TASK OBJECTIVE:
Repeat the material exactly from its first line to the line that includes "(0,0) rectangle (22.52,11.76);". Skip pictures.

DATA LINES:

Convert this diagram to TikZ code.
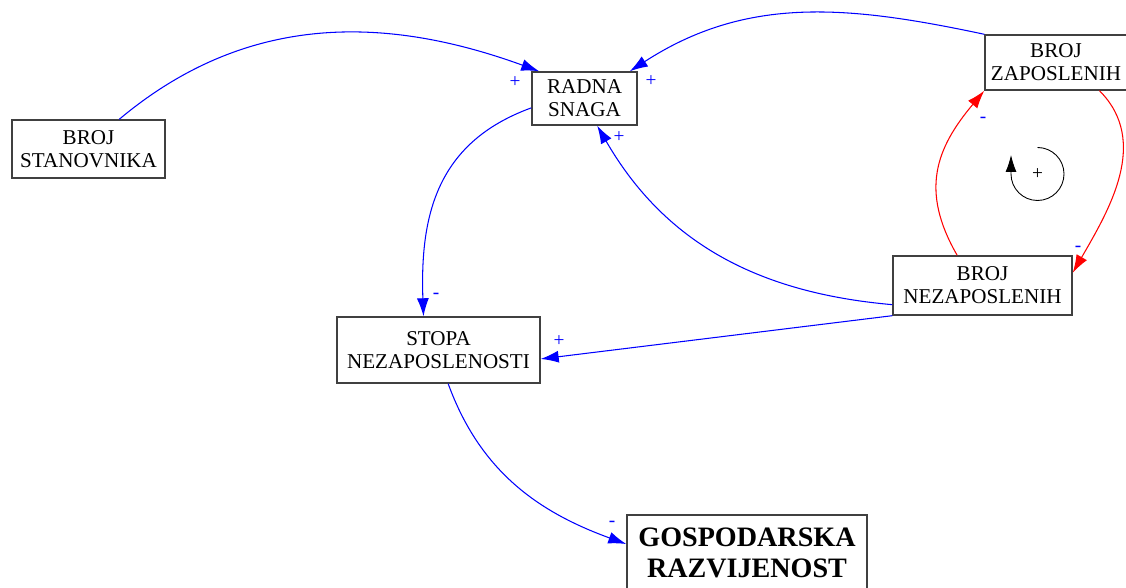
\documentclass[tikz,border=0pt]{standalone}
\usepackage{fontspec}
\setmainfont{Liberation Serif}
\usetikzlibrary{arrows.meta}

\begin{document}
\begin{tikzpicture}[>={Latex[length=3.6mm,width=2.4mm]},
    kutija/.style={draw=black!75, line width=0.8pt, align=center, inner sep=0pt,
        font=\fontsize{12}{13}\selectfont},
    plava/.style={->, blue, line width=0.6pt},
    crvena/.style={->, red, line width=0.6pt},
    znak/.style={blue, inner sep=0pt, font=\fontsize{11}{11}\selectfont}]
    \useasboundingbox (0,0) rectangle (22.52,11.76);

    % varijable
    \node[kutija, minimum width=3.06cm, minimum height=1.16cm] (stan) at (1.77,8.78) {BROJ\\STANOVNIKA};
    \node[kutija, minimum width=2.10cm, minimum height=1.06cm] (radna) at (11.69,9.79) {RADNA\\SNAGA};
    \node[kutija, minimum width=2.84cm, minimum height=1.10cm] (zap) at (21.12,10.51) {BROJ\\ZAPOSLENIH};
    \node[kutija, minimum width=3.58cm, minimum height=1.18cm] (nez) at (19.65,6.05) {BROJ\\NEZAPOSLENIH};
    \node[kutija, minimum width=4.06cm, minimum height=1.32cm] (stopa) at (8.77,4.76) {STOPA\\NEZAPOSLENOSTI};
    \node[kutija, minimum width=4.80cm, minimum height=1.50cm,
        font=\fontsize{16}{17.6}\selectfont\bfseries] (gosp) at (14.94,0.71) {GOSPODARSKA\\RAZVIJENOST};

    % veze
    \draw[plava] (stan.44) to[out=40,in=160] (radna.149);
    \draw[plava] (zap.north west) to[out=168,in=33] (radna.31);
    \draw[plava] (nez.192) to[out=175,in=-60] (radna.295);
    \draw[plava] (radna.190) to[out=200,in=92,looseness=1.1] (stopa.114);
    \draw[plava] (nez.south west) -- (stopa.355);
    \draw[plava] (stopa.286) to[out=-70,in=160] (gosp.176);
    \draw[crvena] (nez.130) to[out=120,in=-130,looseness=1.15] (zap.south west);
    \draw[crvena] (zap.327) to[out=-45,in=60] (nez.8);

    % polaritet
    \node[znak] at (10.30,10.12) {+};
    \node[znak] at (13.02,10.14) {+};
    \node[znak] at (12.38,9.02) {+};
    \node[znak] at (8.72,5.84) {-};
    \node[znak] at (11.18,4.94) {+};
    \node[znak] at (12.24,1.28) {-};
    \node[znak] at (19.66,9.36) {-};
    \node[znak] at (21.56,6.78) {-};

    % petlja
    \coordinate (petlja) at (20.75,8.28);
    \draw[->, >={Latex[length=3.4mm,width=2.2mm]}, line width=0.5pt]
        ([shift={(90:0.53)}]petlja) arc[start angle=90, end angle=-180, radius=0.53] -- ++(0,0.38);
    \node[znak, black] at (petlja) {+};
\end{tikzpicture}
\end{document}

REPLY:
Convert this diagram to TikZ code.
\documentclass[tikz,border=0pt]{standalone}
\usepackage{fontspec}
\setmainfont{Liberation Serif}
\usetikzlibrary{arrows.meta}

\begin{document}
\begin{tikzpicture}[>={Latex[length=3.6mm,width=2.4mm]},
    kutija/.style={draw=black!75, line width=0.8pt, align=center, inner sep=0pt,
        font=\fontsize{12}{13}\selectfont},
    plava/.style={->, blue, line width=0.6pt},
    crvena/.style={->, red, line width=0.6pt},
    znak/.style={blue, inner sep=0pt, font=\fontsize{11}{11}\selectfont}]
    \useasboundingbox (0,0) rectangle (22.52,11.76);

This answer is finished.